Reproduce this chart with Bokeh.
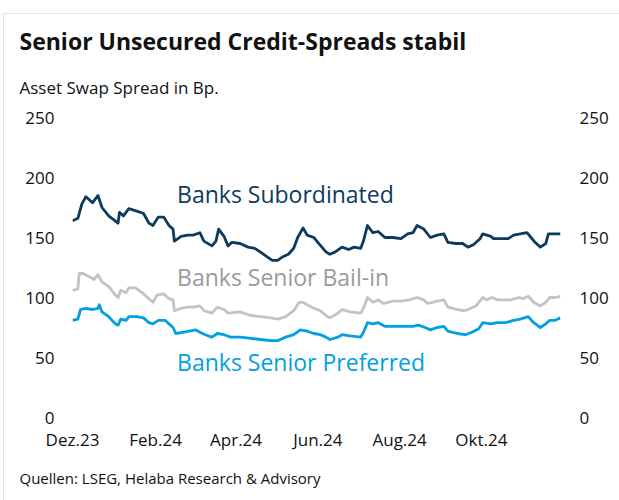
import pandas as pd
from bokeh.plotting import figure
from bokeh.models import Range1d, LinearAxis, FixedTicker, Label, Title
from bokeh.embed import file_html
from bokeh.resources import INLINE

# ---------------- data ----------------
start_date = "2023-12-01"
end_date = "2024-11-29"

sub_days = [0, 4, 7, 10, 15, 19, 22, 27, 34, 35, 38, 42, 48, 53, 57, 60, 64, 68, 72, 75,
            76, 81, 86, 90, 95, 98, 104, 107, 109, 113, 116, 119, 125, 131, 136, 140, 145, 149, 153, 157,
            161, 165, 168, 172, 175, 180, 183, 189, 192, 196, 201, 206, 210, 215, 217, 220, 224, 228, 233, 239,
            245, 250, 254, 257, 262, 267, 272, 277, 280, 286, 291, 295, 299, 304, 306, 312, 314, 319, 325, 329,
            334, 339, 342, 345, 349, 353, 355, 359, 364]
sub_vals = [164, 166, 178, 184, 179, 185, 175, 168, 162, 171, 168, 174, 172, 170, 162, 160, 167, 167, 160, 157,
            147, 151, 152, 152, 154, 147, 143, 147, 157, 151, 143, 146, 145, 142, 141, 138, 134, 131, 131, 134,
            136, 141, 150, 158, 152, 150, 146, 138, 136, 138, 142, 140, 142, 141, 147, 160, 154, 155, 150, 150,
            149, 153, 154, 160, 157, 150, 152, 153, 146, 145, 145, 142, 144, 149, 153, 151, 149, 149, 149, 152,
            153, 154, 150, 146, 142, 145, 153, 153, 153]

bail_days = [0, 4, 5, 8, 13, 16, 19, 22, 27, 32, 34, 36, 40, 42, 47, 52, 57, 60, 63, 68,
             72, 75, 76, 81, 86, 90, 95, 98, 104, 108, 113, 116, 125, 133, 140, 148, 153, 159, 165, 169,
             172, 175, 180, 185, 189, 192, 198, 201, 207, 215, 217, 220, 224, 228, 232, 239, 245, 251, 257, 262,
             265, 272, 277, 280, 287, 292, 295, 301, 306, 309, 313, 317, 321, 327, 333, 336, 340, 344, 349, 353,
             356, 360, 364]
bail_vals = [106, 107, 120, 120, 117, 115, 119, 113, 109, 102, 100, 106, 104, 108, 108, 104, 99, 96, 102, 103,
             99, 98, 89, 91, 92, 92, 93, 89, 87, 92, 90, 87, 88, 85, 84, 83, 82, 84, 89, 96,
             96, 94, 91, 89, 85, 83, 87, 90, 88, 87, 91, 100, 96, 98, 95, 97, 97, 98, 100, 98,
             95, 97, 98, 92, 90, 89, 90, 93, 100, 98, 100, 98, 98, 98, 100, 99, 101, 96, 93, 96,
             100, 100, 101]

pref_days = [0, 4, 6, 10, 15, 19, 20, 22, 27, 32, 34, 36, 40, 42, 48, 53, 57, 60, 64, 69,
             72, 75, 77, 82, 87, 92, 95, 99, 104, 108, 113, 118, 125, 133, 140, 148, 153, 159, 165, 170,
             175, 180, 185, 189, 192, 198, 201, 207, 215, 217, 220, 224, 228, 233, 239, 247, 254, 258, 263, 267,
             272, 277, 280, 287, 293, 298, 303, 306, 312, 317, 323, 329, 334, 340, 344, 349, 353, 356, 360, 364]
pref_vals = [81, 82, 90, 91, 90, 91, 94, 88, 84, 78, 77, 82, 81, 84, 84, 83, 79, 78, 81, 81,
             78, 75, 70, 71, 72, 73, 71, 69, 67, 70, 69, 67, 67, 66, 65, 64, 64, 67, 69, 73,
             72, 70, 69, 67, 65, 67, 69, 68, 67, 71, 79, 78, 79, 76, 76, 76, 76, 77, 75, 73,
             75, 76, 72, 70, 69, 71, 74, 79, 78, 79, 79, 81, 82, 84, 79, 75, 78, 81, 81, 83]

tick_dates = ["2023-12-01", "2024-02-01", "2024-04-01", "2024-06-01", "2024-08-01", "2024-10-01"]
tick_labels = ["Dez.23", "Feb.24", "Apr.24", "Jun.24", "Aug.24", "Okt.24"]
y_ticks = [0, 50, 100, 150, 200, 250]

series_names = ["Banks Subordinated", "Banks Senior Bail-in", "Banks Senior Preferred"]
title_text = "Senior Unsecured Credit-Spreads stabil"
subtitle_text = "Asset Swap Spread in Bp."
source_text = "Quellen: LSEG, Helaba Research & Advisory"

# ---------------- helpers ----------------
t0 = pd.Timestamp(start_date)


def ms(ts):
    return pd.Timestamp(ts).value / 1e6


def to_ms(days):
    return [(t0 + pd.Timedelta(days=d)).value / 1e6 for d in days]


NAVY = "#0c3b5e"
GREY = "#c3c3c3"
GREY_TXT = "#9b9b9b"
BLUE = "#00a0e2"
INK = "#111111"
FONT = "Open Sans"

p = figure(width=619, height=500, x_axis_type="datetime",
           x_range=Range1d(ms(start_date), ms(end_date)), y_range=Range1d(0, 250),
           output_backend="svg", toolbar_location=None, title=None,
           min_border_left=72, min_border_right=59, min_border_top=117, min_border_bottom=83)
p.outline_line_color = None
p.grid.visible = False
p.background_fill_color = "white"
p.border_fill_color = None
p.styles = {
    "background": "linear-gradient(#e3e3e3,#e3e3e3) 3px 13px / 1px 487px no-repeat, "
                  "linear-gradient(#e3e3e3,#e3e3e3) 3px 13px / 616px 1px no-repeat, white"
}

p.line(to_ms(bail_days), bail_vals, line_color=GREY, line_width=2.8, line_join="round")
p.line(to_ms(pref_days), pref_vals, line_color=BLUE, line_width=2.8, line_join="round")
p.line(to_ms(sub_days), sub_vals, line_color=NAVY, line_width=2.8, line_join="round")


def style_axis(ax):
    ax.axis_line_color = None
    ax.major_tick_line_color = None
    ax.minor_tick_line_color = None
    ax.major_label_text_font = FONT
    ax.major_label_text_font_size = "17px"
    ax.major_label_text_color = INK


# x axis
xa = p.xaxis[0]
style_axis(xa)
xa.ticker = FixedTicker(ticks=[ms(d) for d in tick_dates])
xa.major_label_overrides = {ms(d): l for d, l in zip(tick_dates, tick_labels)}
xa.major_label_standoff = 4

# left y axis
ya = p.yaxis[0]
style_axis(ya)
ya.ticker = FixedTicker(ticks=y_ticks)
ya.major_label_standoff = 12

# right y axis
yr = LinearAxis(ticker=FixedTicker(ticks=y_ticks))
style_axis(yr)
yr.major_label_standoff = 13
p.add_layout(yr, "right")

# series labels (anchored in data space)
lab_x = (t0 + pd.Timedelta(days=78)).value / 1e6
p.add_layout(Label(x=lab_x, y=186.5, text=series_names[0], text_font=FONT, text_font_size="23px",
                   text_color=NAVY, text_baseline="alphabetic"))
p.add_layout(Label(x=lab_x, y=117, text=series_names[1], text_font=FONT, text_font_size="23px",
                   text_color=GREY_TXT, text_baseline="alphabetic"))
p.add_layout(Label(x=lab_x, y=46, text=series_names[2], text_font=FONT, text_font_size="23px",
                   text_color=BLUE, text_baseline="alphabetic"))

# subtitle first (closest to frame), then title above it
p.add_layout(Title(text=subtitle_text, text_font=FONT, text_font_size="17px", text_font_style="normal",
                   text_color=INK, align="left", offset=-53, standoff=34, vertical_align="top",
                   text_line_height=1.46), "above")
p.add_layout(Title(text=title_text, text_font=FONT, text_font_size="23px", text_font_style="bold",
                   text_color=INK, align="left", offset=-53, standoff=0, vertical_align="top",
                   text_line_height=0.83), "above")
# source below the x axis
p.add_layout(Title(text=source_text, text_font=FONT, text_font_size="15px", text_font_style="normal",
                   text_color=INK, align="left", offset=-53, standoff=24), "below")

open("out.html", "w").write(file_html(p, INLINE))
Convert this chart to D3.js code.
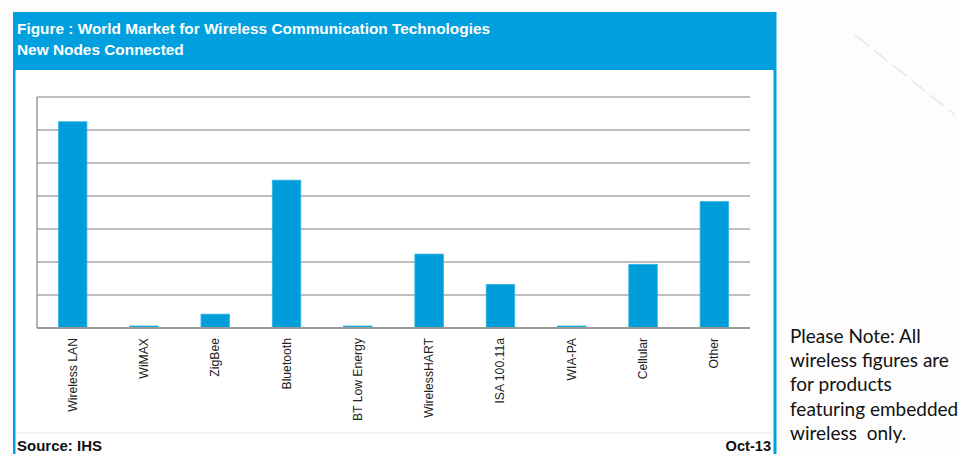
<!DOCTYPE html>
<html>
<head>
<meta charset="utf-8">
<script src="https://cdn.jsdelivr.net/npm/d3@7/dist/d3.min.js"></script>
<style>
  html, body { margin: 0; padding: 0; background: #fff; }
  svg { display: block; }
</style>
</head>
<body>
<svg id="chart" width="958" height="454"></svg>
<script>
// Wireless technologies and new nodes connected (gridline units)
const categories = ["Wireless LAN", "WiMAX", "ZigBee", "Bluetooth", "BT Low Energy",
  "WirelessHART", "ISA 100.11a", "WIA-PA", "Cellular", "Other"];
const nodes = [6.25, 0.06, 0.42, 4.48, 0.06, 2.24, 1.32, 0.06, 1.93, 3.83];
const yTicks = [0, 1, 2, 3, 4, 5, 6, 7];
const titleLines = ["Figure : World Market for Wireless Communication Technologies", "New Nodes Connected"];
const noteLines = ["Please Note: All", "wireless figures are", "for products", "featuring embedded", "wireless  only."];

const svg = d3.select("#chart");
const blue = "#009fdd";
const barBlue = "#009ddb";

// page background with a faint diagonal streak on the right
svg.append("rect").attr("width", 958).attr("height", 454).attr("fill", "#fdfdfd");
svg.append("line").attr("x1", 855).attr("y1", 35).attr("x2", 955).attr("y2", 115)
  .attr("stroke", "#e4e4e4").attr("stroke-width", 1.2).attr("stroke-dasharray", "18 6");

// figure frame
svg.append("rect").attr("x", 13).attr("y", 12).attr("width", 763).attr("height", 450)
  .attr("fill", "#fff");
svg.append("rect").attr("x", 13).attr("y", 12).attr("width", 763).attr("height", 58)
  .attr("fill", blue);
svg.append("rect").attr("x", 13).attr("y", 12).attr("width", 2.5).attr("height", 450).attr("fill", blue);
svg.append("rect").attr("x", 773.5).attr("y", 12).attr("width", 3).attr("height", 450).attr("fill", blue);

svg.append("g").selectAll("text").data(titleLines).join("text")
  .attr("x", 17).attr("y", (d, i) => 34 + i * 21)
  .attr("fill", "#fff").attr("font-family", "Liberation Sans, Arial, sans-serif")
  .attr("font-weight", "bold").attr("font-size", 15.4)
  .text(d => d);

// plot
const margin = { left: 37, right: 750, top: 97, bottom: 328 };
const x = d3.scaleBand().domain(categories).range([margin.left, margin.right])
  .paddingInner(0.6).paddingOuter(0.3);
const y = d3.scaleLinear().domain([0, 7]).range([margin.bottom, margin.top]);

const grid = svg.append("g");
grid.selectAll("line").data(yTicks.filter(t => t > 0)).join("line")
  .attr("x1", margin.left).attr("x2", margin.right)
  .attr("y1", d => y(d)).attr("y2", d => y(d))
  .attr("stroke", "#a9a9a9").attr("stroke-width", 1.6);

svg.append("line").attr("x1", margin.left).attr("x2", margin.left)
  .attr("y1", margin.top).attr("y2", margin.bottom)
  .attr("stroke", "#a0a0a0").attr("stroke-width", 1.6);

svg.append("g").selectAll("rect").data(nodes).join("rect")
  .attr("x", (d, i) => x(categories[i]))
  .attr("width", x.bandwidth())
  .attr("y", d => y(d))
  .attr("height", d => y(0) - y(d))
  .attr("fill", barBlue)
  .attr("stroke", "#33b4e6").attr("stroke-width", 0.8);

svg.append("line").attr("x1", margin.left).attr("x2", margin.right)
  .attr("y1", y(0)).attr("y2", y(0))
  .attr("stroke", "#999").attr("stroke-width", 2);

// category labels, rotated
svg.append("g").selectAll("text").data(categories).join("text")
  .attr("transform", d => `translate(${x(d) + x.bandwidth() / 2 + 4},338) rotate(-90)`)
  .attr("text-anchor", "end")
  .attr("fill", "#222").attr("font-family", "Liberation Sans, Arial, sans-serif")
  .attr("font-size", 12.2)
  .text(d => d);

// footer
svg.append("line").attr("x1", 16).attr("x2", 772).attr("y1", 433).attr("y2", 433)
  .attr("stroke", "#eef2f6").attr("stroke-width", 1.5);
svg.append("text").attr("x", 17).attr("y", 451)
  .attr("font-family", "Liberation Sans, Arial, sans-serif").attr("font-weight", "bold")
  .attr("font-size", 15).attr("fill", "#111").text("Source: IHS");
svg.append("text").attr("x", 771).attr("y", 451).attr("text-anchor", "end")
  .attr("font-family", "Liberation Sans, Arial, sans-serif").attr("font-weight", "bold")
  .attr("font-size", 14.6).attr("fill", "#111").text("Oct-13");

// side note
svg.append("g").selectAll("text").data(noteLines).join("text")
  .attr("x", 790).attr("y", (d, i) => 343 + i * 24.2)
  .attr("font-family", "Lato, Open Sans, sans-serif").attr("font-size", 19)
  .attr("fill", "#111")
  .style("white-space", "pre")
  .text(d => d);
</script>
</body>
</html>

**Task**
Every line holding "this" should be copied out.

**Output below**
Reproduce this chart with Bokeh.
Convert this chart to D3.js code.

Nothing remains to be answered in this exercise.